Review: Magic Mike XXL is a Lot More Fun, but a Lot Less Movie
About.com Rating
A fun, big, loopy and largely plot-free sequel, Magic Mike XXL takes Steven Soderbergh's 2012 Magic Mike and turns what was a fun, smart performance showcase for Channing Tatum with some surprisingly tough stuff about working in America into a fun, smart performance showcase for Channing Tatum. This sequel may be XXL, according to the title, but it's mostly just puffed-up -- a Macy's Thanksgiving-Parade Balloon version of the original that's bigger, brighter-colored and meant to make you smile that not coincidentally ditched all the ballast that gave the first film the very real weight and meaning it had.

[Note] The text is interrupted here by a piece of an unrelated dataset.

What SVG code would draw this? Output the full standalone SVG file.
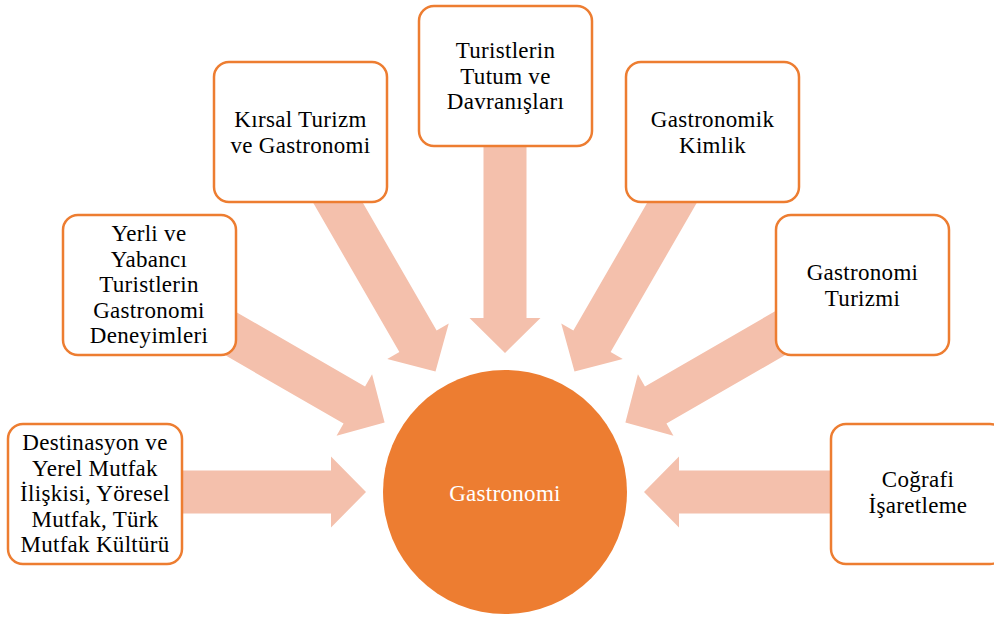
<svg xmlns="http://www.w3.org/2000/svg" width="994" height="620" viewBox="0 0 994 620">
<style>
.arrow{fill:#F4C0AC;}
.box{fill:#FFFFFF;stroke:#ED7D31;stroke-width:2.5;}
.lbl{font-size:23px;fill:#000000;text-anchor:middle;letter-spacing:0.3px;}
.hub{font-size:23px;fill:#FFFFFF;text-anchor:middle;letter-spacing:0.3px;}
</style>
<defs>
<polygon id="arr" points="-139,0 -174,-35.5 -174,-21.5 -360,-21.5 -360,21.5 -174,21.5 -174,35.5"/>
</defs>
<rect width="994" height="620" fill="#FFFFFF"/>
<g id="connectors" class="arrow">
<use href="#arr" transform="translate(505,492) rotate(0)"/>
<use href="#arr" transform="translate(505,492) rotate(30)"/>
<use href="#arr" transform="translate(505,492) rotate(60)"/>
<use href="#arr" transform="translate(505,492) rotate(90)"/>
<use href="#arr" transform="translate(505,492) rotate(120)"/>
<use href="#arr" transform="translate(505,492) rotate(150)"/>
<use href="#arr" transform="translate(505,492) rotate(180)"/>
</g>
<g id="hub">
<circle cx="505" cy="492" r="122" fill="#ED7D31"/>
<text class="hub" font-family="Liberation Serif, DejaVu Serif, serif" x="505" y="501">Gastronomi</text>
</g>
<g font-family="Liberation Serif, DejaVu Serif, serif">
<g id="node-destinasyon">
<rect class="box" x="8" y="424" width="174" height="140" rx="15"/>
<text class="lbl"><tspan x="95" y="450">Destinasyon ve</tspan><tspan x="95" y="475.5">Yerel Mutfak</tspan><tspan x="95" y="501">İlişkisi, Yöresel</tspan><tspan x="95" y="526.5">Mutfak, Türk</tspan><tspan x="95" y="552">Mutfak Kültürü</tspan></text>
</g>
<g id="node-yerli">
<rect class="box" x="63" y="215" width="173" height="140" rx="15"/>
<text class="lbl"><tspan x="149" y="241">Yerli ve</tspan><tspan x="149" y="266.5">Yabancı</tspan><tspan x="149" y="292">Turistlerin</tspan><tspan x="149" y="317.5">Gastronomi</tspan><tspan x="149" y="343">Deneyimleri</tspan></text>
</g>
<g id="node-kirsal">
<rect class="box" x="214" y="62" width="173" height="140" rx="15"/>
<text class="lbl"><tspan x="300.5" y="127">Kırsal Turizm</tspan><tspan x="300.5" y="153">ve Gastronomi</tspan></text>
</g>
<g id="node-tutum">
<rect class="box" x="419" y="6" width="173" height="140" rx="15"/>
<text class="lbl"><tspan x="505.5" y="58">Turistlerin</tspan><tspan x="505.5" y="83.5">Tutum ve</tspan><tspan x="505.5" y="109">Davranışları</tspan></text>
</g>
<g id="node-kimlik">
<rect class="box" x="626" y="62" width="173" height="140" rx="15"/>
<text class="lbl"><tspan x="712.5" y="127">Gastronomik</tspan><tspan x="712.5" y="153">Kimlik</tspan></text>
</g>
<g id="node-turizm">
<rect class="box" x="776" y="215" width="173" height="140" rx="15"/>
<text class="lbl"><tspan x="862.5" y="280">Gastronomi</tspan><tspan x="862.5" y="306">Turizmi</tspan></text>
</g>
<g id="node-cografi">
<rect class="box" x="831" y="424" width="174" height="140" rx="15"/>
<text class="lbl"><tspan x="918" y="487">Coğrafi</tspan><tspan x="918" y="513">İşaretleme</tspan></text>
</g>
</g>
</svg>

Directed by Soderbergh associate Gregory Jacobs (and with the 'retired-from-directing' Soderbergh shooting the film and editing it under two of his more regular pseudonyms), Magic Mike XXL is still miles smarter, sexier and more fun than most Hollywood comedies; it's as if if the people who greenlit (accent on the word green) it are more interested in the Fisher-Price version of the original film than they are in recreating the desperation, animosity and stress that came between the fun, sexy-time dances in the first. Which is fine, and profitable, and certainly an okay option for your moviegoing dollar, but while it's even easier to laugh this time around, it's also harder to care. Screenwriter Reid Carolin returns, but he also has to be in on the softening and limpness -- sorry -- of this film compared to the first one. And while Matthew McConaughey doesn't return, neither does Alex Pettyfer -- a walking singularity of anti-charisma who sucks the fun out of any film he's in, the slightly hunkier-but-suckier Aaron Taylor-Johnson -- so I'll call that more than even.
The film starts with the title character, Mike (Channing Tatum) out of the "male entertainers" game, designing and selling his own furniture; after one afternoon in the company of his old co-strippers and his signature song "Pony" coming up on Spotify as he works into the night later on, Mike turns his garage workshop into a twerkshop, dancing with joy for the first time in a long time. His old confederates Tarzan (Kevin Nash), Ken (Matt Bomer), Tito (Adam Rodriguez) and Ritchie (Joe Manganiello, who is quietly and secretly the glue that holds the film together in many ways) are going to make one last ride to the Male Entertainer's convention in Myrtle Beach before hanging up their thongs and calling it a day; Mike, for old time's sake and the joy of it all, decides to join them.
And that, as they say, is that; unburdened by plot, the guys ride up the Eastern Seaboard stopping for parties and impromptu work opportunities and other social occasions, depending on either the kindness of strangers (Andie MacDowell, Donald Glover) or on old friends who are still nonetheless mighty strange (Jada-Pinkett Smith, Elizabeth Banks). Much of the film's strength is based on the assumption you will enjoy these charming people being charming, and that assumption is hardly unwarranted. And there are great jokes and moments, even when they don't add up to more: The fact that "Macau" and "Macaw" are the same thing to some of our characters, a quick-cut look at all the differently-costumed performers at the convention getting ready to do the same thing, even Pinkett-Smith's eloquent libertine and entrepreneur of the erotic.It's wish-fulfillment and fun on the same scale as Entourage, only in a way that accepts, elevates and appreciates women as sexual, healthy whole human beings and not as walk-on breasts attached to nagging mouths.
Tatum, with his loose-limbed physicality, expansive frame and sly sense of humor, is still the biggest draw here; the first film was based on his own experiences, and he has a natural capacity for embracing the surreal excess of the game. And let it also be said that 'game' is the right word here; it's hard to imagine a gender-reversed version of Magic Mike or Magic Mike XXL specifically because of the creep-and-ick factor, but change dour-looking men throwing money at women to happy-looking women throwing money at men, and you've got a box-office smash. Let's just say this: During the dancing sequences, I couldn't help but notice all the shots of women hurling dollar bills at our heroes but also observed that there were no corresponding shots of someone, anyone, picking it up. In Soderbergh's first film, the money is what matters, while here it's just a expected prop, a token of affection -- which is why the first film is better than the second movie.
Still, it's hard to resist a film with performers as charming as this one, from Bomer's work as new-age stud Ken to Manganiello's secretly strong performance as big-hearted, large-organed Ritchie. Magic Mike showed you a world where it was raining men, but also showed you the gutter where they wound up after the storm; Magic Mike XXL is a movie about a group of people in their last week of employment that still ends with hugs, smiles and DJ Khaled's "All I Do is Win" on the soundtrack. Beautifully shot, charmingly winning and full of laughs, Magic Mike XXL is plenty of fun, but it ruins its own chances of being anything more than that.